Serving as an executor can entail significant responsibilities. It’s crucial, early in the administration process, to grasp these duties to mitigate any potential negligence and personal liability. Executors should act diligently, aiming to settle the estate within a year. Any delays beyond this timeframe should be justifiable with valid reasons.
When selling assets, executors must secure the best possible price. Seeking professional guidance is essential, and they should adhere to the consensus of the majority to benefit from the protections outlined in Section 50 of the Succession Act 1965. Decisions made collectively must be done so in good faith, free from personal agendas or conflicts of interest.
Background
An executor, appointed under a will, assumes the vital responsibility of estate administration, which involves identifying assets and liabilities, safeguarding the estate throughout the process, validating the will, and, upon obtaining the grant, gathering estate assets, settling debts, and providing an account to beneficiaries regarding their inheritances or bequests.

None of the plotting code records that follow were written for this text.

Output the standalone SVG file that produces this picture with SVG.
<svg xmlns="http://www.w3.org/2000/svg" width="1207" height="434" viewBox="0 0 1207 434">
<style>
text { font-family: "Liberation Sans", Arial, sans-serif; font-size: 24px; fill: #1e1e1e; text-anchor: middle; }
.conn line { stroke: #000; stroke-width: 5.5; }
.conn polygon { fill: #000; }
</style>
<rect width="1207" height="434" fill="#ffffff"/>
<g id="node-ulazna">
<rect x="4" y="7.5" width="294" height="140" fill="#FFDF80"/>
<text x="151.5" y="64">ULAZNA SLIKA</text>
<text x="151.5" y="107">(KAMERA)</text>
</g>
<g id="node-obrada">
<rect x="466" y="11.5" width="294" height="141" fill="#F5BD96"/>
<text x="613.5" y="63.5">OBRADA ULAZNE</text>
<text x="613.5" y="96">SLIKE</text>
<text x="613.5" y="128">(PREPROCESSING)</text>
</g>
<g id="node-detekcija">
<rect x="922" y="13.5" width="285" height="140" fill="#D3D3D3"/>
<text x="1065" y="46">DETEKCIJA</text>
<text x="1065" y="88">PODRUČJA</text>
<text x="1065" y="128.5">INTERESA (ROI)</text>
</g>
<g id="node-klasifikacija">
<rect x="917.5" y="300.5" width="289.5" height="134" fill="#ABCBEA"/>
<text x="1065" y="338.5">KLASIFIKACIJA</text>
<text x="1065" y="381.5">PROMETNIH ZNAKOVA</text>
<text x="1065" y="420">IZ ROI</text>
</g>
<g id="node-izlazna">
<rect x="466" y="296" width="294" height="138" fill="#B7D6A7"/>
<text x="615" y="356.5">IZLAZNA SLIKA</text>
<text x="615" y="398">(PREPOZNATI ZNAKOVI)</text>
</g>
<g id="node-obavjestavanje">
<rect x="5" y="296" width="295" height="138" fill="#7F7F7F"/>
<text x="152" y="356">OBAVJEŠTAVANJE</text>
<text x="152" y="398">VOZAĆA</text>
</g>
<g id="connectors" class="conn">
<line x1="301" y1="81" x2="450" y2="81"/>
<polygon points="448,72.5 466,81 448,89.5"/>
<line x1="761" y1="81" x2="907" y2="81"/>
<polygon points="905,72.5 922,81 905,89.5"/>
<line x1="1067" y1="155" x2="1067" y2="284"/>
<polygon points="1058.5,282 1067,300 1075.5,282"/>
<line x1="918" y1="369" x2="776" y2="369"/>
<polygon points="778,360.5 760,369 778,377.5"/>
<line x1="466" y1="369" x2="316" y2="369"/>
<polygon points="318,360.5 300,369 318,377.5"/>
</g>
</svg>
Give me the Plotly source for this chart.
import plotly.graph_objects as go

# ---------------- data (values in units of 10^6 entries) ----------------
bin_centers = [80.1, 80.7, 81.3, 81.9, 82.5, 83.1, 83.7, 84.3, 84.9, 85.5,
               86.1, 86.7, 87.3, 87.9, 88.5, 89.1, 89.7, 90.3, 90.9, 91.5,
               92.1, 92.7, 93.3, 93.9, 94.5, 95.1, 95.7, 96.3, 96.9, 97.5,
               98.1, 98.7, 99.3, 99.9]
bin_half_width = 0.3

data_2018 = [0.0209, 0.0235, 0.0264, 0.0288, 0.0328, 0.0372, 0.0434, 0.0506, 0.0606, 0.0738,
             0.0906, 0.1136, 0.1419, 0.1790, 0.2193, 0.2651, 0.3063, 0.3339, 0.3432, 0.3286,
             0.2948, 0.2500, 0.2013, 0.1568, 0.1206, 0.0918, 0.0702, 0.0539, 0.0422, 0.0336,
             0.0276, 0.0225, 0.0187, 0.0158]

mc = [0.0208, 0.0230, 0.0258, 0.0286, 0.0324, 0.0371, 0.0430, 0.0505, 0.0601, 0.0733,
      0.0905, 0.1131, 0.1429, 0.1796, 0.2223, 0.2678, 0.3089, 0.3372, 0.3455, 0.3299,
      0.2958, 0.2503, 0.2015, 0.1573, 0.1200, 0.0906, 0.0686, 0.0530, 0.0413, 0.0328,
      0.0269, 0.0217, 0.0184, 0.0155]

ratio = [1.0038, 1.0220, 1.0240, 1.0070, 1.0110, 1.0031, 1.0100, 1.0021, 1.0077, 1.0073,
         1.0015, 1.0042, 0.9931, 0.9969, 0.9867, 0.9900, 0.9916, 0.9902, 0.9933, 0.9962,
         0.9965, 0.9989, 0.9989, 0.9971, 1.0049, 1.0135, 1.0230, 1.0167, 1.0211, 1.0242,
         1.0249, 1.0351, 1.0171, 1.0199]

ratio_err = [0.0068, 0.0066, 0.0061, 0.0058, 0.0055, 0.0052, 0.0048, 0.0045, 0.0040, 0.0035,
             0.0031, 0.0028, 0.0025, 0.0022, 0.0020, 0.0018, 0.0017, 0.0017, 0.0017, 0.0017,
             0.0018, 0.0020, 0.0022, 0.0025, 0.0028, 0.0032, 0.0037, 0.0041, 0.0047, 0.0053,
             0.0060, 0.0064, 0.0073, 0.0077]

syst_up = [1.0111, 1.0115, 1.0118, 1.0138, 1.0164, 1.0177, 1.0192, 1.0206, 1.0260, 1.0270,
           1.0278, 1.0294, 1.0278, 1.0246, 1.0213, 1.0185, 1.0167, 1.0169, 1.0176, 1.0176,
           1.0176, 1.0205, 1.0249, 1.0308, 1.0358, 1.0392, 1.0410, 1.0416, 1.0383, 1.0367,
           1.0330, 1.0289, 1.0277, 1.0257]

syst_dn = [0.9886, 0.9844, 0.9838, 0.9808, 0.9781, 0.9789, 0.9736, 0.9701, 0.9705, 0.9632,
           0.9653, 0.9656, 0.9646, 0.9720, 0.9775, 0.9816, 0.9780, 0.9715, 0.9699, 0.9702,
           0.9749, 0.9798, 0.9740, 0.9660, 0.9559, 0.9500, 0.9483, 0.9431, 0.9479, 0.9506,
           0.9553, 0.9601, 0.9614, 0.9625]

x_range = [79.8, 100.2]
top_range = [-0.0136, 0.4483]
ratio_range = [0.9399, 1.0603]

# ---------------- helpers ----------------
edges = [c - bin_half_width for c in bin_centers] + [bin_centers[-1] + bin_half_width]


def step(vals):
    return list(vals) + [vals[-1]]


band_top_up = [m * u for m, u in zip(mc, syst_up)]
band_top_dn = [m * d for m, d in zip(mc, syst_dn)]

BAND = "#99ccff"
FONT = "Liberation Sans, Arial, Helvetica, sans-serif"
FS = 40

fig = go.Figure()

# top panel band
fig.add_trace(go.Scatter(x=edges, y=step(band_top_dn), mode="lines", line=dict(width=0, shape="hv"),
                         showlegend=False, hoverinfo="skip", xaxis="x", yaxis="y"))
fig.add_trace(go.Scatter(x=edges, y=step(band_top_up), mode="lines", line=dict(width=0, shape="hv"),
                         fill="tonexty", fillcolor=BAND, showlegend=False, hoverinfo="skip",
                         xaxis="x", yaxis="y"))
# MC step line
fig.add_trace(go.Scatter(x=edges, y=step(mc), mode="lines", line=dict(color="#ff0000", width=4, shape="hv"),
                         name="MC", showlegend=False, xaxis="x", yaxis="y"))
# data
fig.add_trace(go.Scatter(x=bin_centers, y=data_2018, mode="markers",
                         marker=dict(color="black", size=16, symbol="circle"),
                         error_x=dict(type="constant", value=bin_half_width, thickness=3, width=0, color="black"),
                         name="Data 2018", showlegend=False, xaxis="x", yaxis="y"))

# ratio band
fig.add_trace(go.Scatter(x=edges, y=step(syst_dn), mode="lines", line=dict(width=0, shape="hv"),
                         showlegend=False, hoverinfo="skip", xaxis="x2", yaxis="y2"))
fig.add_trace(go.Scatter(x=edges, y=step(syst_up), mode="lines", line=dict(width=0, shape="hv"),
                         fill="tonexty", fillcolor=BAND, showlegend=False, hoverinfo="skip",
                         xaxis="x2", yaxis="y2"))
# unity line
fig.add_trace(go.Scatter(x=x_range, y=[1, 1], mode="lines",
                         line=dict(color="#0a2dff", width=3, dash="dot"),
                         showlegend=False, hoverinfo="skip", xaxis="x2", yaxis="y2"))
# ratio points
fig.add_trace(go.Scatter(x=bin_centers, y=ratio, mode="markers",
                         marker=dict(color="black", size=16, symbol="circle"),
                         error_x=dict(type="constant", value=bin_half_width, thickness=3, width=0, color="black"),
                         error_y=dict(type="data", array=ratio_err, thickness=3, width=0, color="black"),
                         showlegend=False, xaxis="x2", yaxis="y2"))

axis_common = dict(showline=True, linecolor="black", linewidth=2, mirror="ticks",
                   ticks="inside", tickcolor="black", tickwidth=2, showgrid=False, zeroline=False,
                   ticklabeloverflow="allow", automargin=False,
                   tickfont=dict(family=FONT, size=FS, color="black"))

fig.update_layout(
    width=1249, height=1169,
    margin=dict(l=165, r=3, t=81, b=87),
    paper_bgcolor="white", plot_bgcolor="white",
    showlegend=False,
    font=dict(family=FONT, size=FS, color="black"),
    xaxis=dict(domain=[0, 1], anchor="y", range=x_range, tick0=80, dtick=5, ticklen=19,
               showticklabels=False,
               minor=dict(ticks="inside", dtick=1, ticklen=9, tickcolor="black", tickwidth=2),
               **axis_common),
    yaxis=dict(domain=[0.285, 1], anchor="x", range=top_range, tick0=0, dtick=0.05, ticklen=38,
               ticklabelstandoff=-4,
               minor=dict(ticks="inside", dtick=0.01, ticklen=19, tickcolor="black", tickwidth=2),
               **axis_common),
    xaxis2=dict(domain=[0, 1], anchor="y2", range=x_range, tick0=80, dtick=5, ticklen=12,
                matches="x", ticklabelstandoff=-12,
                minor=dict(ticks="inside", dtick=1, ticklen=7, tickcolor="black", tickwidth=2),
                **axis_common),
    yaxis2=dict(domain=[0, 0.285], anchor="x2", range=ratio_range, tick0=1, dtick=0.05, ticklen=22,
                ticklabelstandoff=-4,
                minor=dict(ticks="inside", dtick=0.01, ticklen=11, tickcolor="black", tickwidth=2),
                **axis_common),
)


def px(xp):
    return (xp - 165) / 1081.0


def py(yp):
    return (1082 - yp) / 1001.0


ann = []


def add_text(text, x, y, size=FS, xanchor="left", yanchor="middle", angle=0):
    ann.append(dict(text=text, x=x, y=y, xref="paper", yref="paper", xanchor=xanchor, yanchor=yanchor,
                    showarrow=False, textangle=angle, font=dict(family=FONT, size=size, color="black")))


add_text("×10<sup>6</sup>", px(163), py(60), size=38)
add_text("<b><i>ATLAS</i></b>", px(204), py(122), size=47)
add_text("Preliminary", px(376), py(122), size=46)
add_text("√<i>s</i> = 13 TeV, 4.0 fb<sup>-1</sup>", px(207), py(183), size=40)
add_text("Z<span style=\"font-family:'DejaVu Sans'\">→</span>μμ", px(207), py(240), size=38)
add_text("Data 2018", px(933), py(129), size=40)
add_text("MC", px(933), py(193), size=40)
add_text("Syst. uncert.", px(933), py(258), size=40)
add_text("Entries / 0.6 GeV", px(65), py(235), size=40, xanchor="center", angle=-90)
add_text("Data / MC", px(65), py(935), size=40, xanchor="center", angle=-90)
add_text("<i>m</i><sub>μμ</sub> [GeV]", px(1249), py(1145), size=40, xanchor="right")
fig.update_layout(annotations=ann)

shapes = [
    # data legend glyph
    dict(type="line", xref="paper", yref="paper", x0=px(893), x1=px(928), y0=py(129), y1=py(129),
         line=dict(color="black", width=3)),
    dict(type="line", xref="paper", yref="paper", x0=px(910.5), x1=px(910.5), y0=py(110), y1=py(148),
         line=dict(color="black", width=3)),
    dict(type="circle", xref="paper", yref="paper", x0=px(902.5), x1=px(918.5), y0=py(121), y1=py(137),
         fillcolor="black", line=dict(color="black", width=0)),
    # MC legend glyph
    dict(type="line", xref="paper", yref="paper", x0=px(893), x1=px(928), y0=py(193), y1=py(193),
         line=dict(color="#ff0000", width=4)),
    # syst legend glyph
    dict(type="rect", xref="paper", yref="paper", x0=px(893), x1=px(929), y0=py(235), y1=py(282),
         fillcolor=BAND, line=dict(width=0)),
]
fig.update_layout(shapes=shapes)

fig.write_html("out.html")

There exists no obligatory requirement for an executor to act. Following the testator’s passing, the executor must decide whether to proceed or renounce their role. It’s advisable to renounce early to avoid being deemed to have meddled in the estate, which could necessitate High Court consent for renunciation. Once renounced, an executor cannot reengage in estate matters.
Executors are duty-bound to distribute assets in accordance with the will’s provisions, thus owing beneficiaries a duty of care. Simultaneously, they’re obligated to discharge estate debts promptly, serving the interests of creditors.
Exercising due diligence is imperative for executors, as failure to do so may result in legal action from beneficiaries for any resulting losses. Preservation of asset value is paramount, necessitating insurance coverage for property assets at market value.
Given the potential complexity of some estates, executors are granted a grace period, known as the “executor’s year,” as outlined in Section 62 of the Succession Act 1965. During this time, they’re shielded from litigation fears. However, there’s no compulsion to distribute the estate within this timeframe. Unpaid legacies after a year may incur interest. Following the executor’s year, any beneficiary may request an account of actions, with the burden resting on the executor to justify delays.
When selecting an executor, it’s crucial to ensure compatibility with the will’s terms to prevent conflicts. If conflicts are anticipated, considering an alternate executor is prudent.
Recent Case Law
In the case of Shaughnessy v Shaughnessy (2016) IEHC 303, the plaintiff filed a lawsuit against the executor, alleging negligence and breach of duties, seeking damages for her losses. As per her late mother’s will, the plaintiff was entitled to a one-third share of the estate’s funds and a half-acre site from her brother’s land, who served as the executor. The testatrix passed away on September 7, 2007. Initially, the executor initiated the administration but later reconsidered due to doubts about the will’s validity and terms. Despite being urged to proceed with the estate administration and being aware of declining property values from 2007, the executor did not advance the process. The value of the half-acre site allocated to the plaintiff decreased from €70,000 to €25,000 by October 2012.
Additionally, the plaintiff claimed a €46,000 loss on a property acquired in Estonia, contending that diligent estate administration would have allowed her to service her loan and prevent this loss. The court ruled that the executor breached his duty of care to the estate and the plaintiff by unduly delaying and thus acted negligently.
However, the court deemed the loss on the Estonia property unrecoverable as it wasn’t foreseeable by the executor. Similarly, the plaintiff’s risk of losing her apartment wasn’t communicated to the executor, thus impeding this claim.
Regarding the transfer of the half-acre site, the court deemed it a straightforward task and criticised the two-year delay in vesting the property to the plaintiff. Had the estate been managed diligently, the court believed the plaintiff wouldn’t have incurred the €30,000 net loss, thus awarding this amount to her. The executor was held personally liable for compensating the plaintiff.
In Aideen Doyle (o/w Clodagh White) v Niamh White and Derval White (2017) IEHC 44, the plaintiff alleged that the executors failed in their duty by not obtaining the best price for the deceased’s home. The court emphasised executors’ fiduciary duties to act diligently, exercise care expected from a prudent individual, and maximise estate value.
In instances where a will mandates asset sales, executors must seek proper advice and secure the best price. If the will lacks explicit instructions, executors may sell assets to settle debts, with Section 50 of the Succession Act 1965 permitting sales supported by the majority of beneficiaries’ views by value. However, this does not absolve executors if the majority view is unreasonable, leading to conflicts of interest, bad faith, or negligence.
Executors following the majority view in good faith are implicitly protected, but this doesn’t apply if it results in losses due to gross negligence or conflicts of interest. Thus, the court ruled that no loss occurred when executors adhered to the majority’s views, especially if exercised in good faith without conflicts of interest.